As Napoleon dictates his memoirs to the four faithful followers, who live there in exile with him, "he ceaselessly goes over the battle plan, looks for signs, indications, mistakes that always escape him." There is the beginning of depression: "the Emperor is fighting himself. He stays in his room and will not see anyone." There is a child, who lives on the island, who comes to visit:

    It is difficult to imagine that the god of battle, the thundering Jupiter, the terror of Europe, could play the fool to cheer up Betsy Balcombe and amuse himself by frightening her. He's not afraid to tousle his hair, make horrible faces, and roar like a lion.

What a picture: the terror, the Jupiter, roaring like a lion, to amuse a child.

Napoleon hated smells --- especially of people. Towards the end, he would get in his bathtub at Longwood, floating, suspended, staying for hours. And always, there were the smells:

    The smell of Longwood...It was an obsession of the Emperor's. He had had to prolong his stay at the Briars [his first house on St. Helena] because of the fresh paint. He couldn't stand the slightest whiff of it.

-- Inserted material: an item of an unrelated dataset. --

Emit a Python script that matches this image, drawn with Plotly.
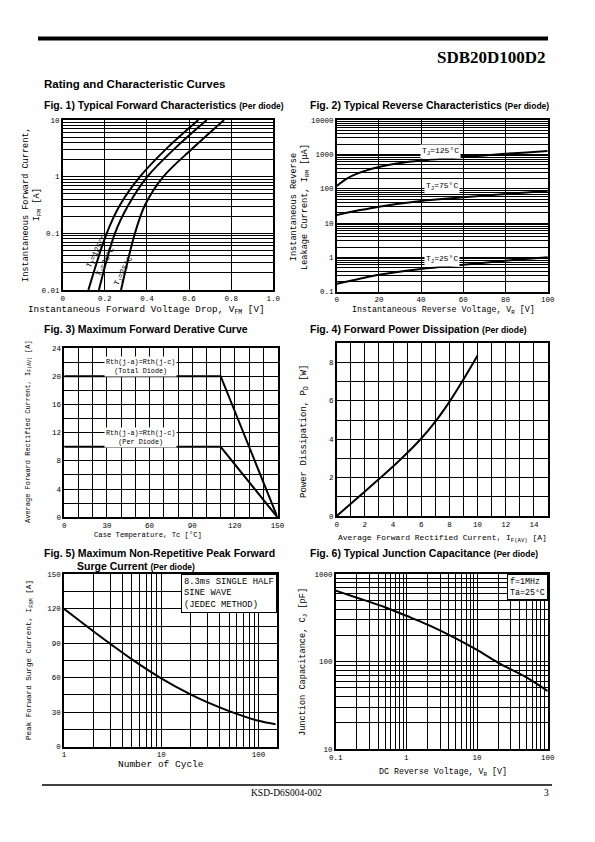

The smells, the atmosphere, the history. So many portrait painters tried to capture him, yet none of them were able, it is said, to reproduce his startling face. In the morning, when they first came to his room, none of his entourage spoke until he spoke first. His memoirs, dictated to four of them (for the four fields of battle) are dry, filled with dates and time, with none of the noise, none of the improbable adventure of a man who terrified Europe for fifteen years, a man who had ranged through Spain, Egypt, all the way up to the gates of Moscow --- now in a cottage with four rooms, a billiards table, and the wind, the constant wind.

It's a mix we have here in The Black Room at Longwood. The island now, as always, so distant from the world. There is no television. Everything is imported from England. The locals --- called "Saints" --- are indifferent to the history, to their most famous inhabitant. Their conversations with Kauffmann at times border on the churlish. "Now explain to me why you're so keen on this character," one of them says. "You're really obsessed by Napoleon. You're tracking him." So much they miss in their tiny --- obviously boring --- present, the 6,000 saints. They cannot conceive of one fascinated by this fascinating person from 200 years ago.

But he is... is so very fascinating, strange; and in his last days, so melancholic --- there at Longwood, captured, and captured so well, by a writer who has the magic ability to turn the exile into a study of a rich, claustrophobic past, mixed with a dry, claustrophic present: the people of an island, who are in the midst of their own exile, both physical and mental.